Les membres de The Other Eye Of The Tiger se sont défendus en expliquant que l'exposition questionne justement la notion de martyr. Qu'est-ce que c'est, en gros ? « Les martyrs d'aujourd'hui sont-ils différents de ceux du passé et, que veut dire "mourir pour sa foi" ? » Car c'est en effet une question de point de vue. Pour un Anglais par exemple, Jeanne d'Arc, qui affirmait elle-même entendre des voix, pouvait tout autant passer pour une folle de Dieu que les terroristes du soi-disant État islamique aujourd'hui. Avant d'être assassinée par des soldats allemands, la marxiste Rosa Luxemburg se voyait-elle comme une martyre, terme religieux ?

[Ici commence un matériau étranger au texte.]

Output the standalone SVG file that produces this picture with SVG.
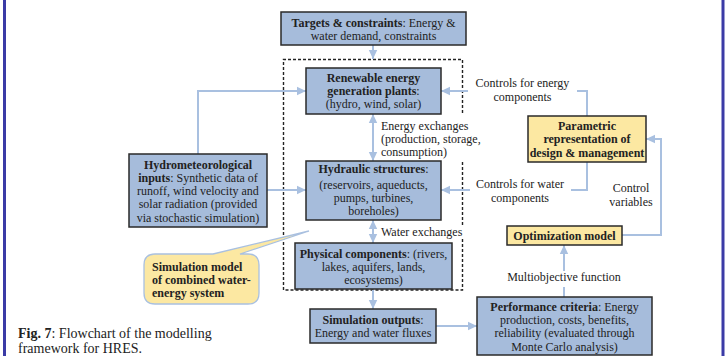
<svg xmlns="http://www.w3.org/2000/svg" width="727" height="356" viewBox="0 0 727 356">
<style>
text{font-family:"Liberation Serif","Times New Roman",serif;font-size:12px;fill:#222}
.c{text-anchor:middle}
.b{font-weight:bold}
.box{fill:#a6bcdb;stroke:#2a2a2a;stroke-width:1.5}
.yel{fill:#fce8a2;stroke:#2a2a2a;stroke-width:1.5}
.con{fill:none;stroke:#a9c0e0;stroke-width:2}
.dash{fill:none;stroke:#222;stroke-width:1.4;stroke-dasharray:3 2}
</style>
<defs>
<marker id="ah" markerUnits="userSpaceOnUse" markerWidth="10" markerHeight="10" refX="9" refY="5" orient="auto">
<path d="M0 0.8 L9 5 L0 9.2 Z" fill="#a9c0e0"/>
</marker>
<marker id="as" markerUnits="userSpaceOnUse" markerWidth="10" markerHeight="10" refX="9" refY="5" orient="auto-start-reverse">
<path d="M0 0.8 L9 5 L0 9.2 Z" fill="#a9c0e0"/>
</marker>
</defs>
<rect width="727" height="356" fill="#fff"/>
<rect x="3" y="0" width="3" height="356" fill="#3b3ba6"/>
<rect x="721.5" y="0" width="3" height="356" fill="#3b3ba6"/>

<g id="simulation-boundary">
<path class="dash" d="M462.5 113 V59.5 H283.5 V290 H462.5 V237 M462.5 225 V161"/>
</g>

<g id="connectors">
<path class="con" d="M373 45 V59" marker-end="url(#ah)"/>
<path class="con" d="M373 114 V161" marker-start="url(#as)" marker-end="url(#as)"/>
<path class="con" d="M373 220 V243" marker-start="url(#as)" marker-end="url(#as)"/>
<path class="con" d="M373 290 V309" marker-end="url(#ah)"/>
<path class="con" d="M436 326 H477" marker-end="url(#ah)"/>
<path class="con" d="M564 297 V287 M564 271 V245" marker-end="url(#ah)"/>
<path class="con" d="M622 235 H661 V139 H646" marker-end="url(#ah)"/>
<path class="con" d="M587 116 V91 H577 M468 91 H441" marker-end="url(#ah)"/>
<path class="con" d="M587 162 V190 H571 M470 190 H441" marker-end="url(#ah)"/>
<path class="con" d="M198 154 V91 H306" marker-end="url(#ah)"/>
<path class="con" d="M267 190 H306" marker-end="url(#ah)"/>
</g>

<g id="connector-labels">
<text class="c" x="522.5" y="87">Controls for energy</text>
<text class="c" x="522.5" y="100.5">components</text>
<text x="381" y="129.5">Energy exchanges</text>
<text x="381" y="143">(production, storage,</text>
<text x="381" y="156">consumption)</text>
<text class="c" x="520" y="188">Controls for water</text>
<text class="c" x="520" y="201.5">components</text>
<text x="381" y="235.5">Water exchanges</text>
<text class="c" x="631" y="192">Control</text>
<text class="c" x="631" y="206">variables</text>
<text class="c" x="564" y="281">Multiobjective function</text>
</g>

<g id="targets">
<rect class="box" x="281" y="12" width="185" height="33"/>
<text class="c" x="373.5" y="26.5"><tspan class="b">Targets &amp; constraints</tspan>: Energy &amp;</text>
<text class="c" x="373.5" y="39.5">water demand, constraints</text>
</g>

<g id="renewable">
<rect class="box" x="306" y="68" width="135" height="46"/>
<text class="c b" x="373.5" y="81.5">Renewable energy</text>
<text class="c" x="373.5" y="94.5"><tspan class="b">generation plants</tspan>:</text>
<text class="c" x="373.5" y="107.8">(hydro, wind, solar)</text>
</g>

<g id="hydraulic">
<rect class="box" x="306" y="161" width="135" height="59"/>
<text class="c" x="373.5" y="173"><tspan class="b">Hydraulic structures</tspan>:</text>
<text class="c" x="373.5" y="188.5">(reservoirs, aqueducts,</text>
<text class="c" x="373.5" y="201.5">pumps, turbines,</text>
<text class="c" x="373.5" y="214.8">boreholes)</text>
</g>

<g id="physical">
<rect class="box" x="295" y="243" width="157" height="46"/>
<text class="c" x="373.5" y="257.5"><tspan class="b">Physical components</tspan>: (rivers,</text>
<text class="c" x="373.5" y="271">lakes, aquifers, lands,</text>
<text class="c" x="373.5" y="284.3">ecosystems)</text>
</g>

<g id="simulation-outputs">
<rect class="box" x="310" y="309" width="126" height="34"/>
<text class="c" x="373" y="323.5"><tspan class="b">Simulation outputs</tspan>:</text>
<text class="c" x="373" y="337">Energy and water fluxes</text>
</g>

<g id="performance">
<rect class="box" x="477" y="297" width="175" height="58"/>
<text class="c" x="564.5" y="310.5"><tspan class="b">Performance criteria</tspan>: Energy</text>
<text class="c" x="564.5" y="324">production, costs, benefits,</text>
<text class="c" x="564.5" y="337.3">reliability (evaluated through</text>
<text class="c" x="564.5" y="350.6">Monte Carlo analysis)</text>
</g>

<g id="optimization">
<rect class="yel" x="507" y="226" width="115" height="19"/>
<text class="c b" x="564.5" y="239.5">Optimization model</text>
</g>

<g id="parametric">
<rect class="yel" x="528" y="116" width="118" height="46"/>
<text class="c b" x="587" y="129.5">Parametric</text>
<text class="c b" x="587" y="143">representation of</text>
<text class="c b" x="587" y="156.5">design &amp; management</text>
</g>

<g id="hydromet">
<rect class="box" x="129" y="154" width="138" height="73"/>
<text class="c b" x="198" y="168.5">Hydrometeorological</text>
<text class="c" x="198" y="181.8"><tspan class="b">inputs</tspan>: Synthetic data of</text>
<text class="c" x="198" y="195.1">runoff, wind velocity and</text>
<text class="c" x="198" y="208.4">solar radiation (provided</text>
<text class="c" x="198" y="221.7">via stochastic simulation)</text>
</g>

<g id="callout">
<path d="M155 254 H213 L309 231 L240 254 H248 Q259 254 259 265 V293 Q259 304 248 304 H155 Q144 304 144 293 V265 Q144 254 155 254 Z" fill="#fce8a2" stroke="#a9c0e0" stroke-width="1.3"/>
<text class="b" x="152" y="270.5">Simulation model</text>
<text class="b" x="152" y="283.8">of combined water-</text>
<text class="b" x="152" y="297.1">energy system</text>
</g>

<g id="caption">
<text x="18" y="337.5" style="font-size:14px"><tspan class="b">Fig. 7</tspan>: Flowchart of the modelling</text>
<text x="18" y="353" style="font-size:14px">framework for HRES.</text>
</g>
</svg>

Mais ce qui gêne avant tout Thibault Boulvain est la « fétichisation » de cette exposition. « C'est une problématique d'art contemporain. Ce qui est dangereux, c'est que l'objet créé un rapport très émotionnel. C'est quoi ? On fait une sorte de portrait-robot du martyr à partir d'un éclat de bombe et d'un gant ? […] Je ne suis pas sûr que la proposition visuelle ou intellectuelle soit à la hauteur de l'événement », explique-t-il.

L'historien de l'art concède que si l'art a un rôle social évident à jouer, rôle qui se doit d'être subversif afin de provoquer la réflexion, il doit aussi respecter une sorte d'éthique. « On peut parler de tout, aborder toutes les questions, déconstruire les choses, penser – l'art sert à ça et heureusement dans un monde en déséquilibre. Mais il y a aussi une position à avoir sur des questions sur lesquelles on a très peu de recul », ajoute-t-il.

Six mois à peine après les attentats de Paris et un peu plus d'un mois après ceux de Bruxelles, c'est sans doute ce manque de recul de la part des organisateurs de l'exposition qui a tant énervé les commentateurs internationaux.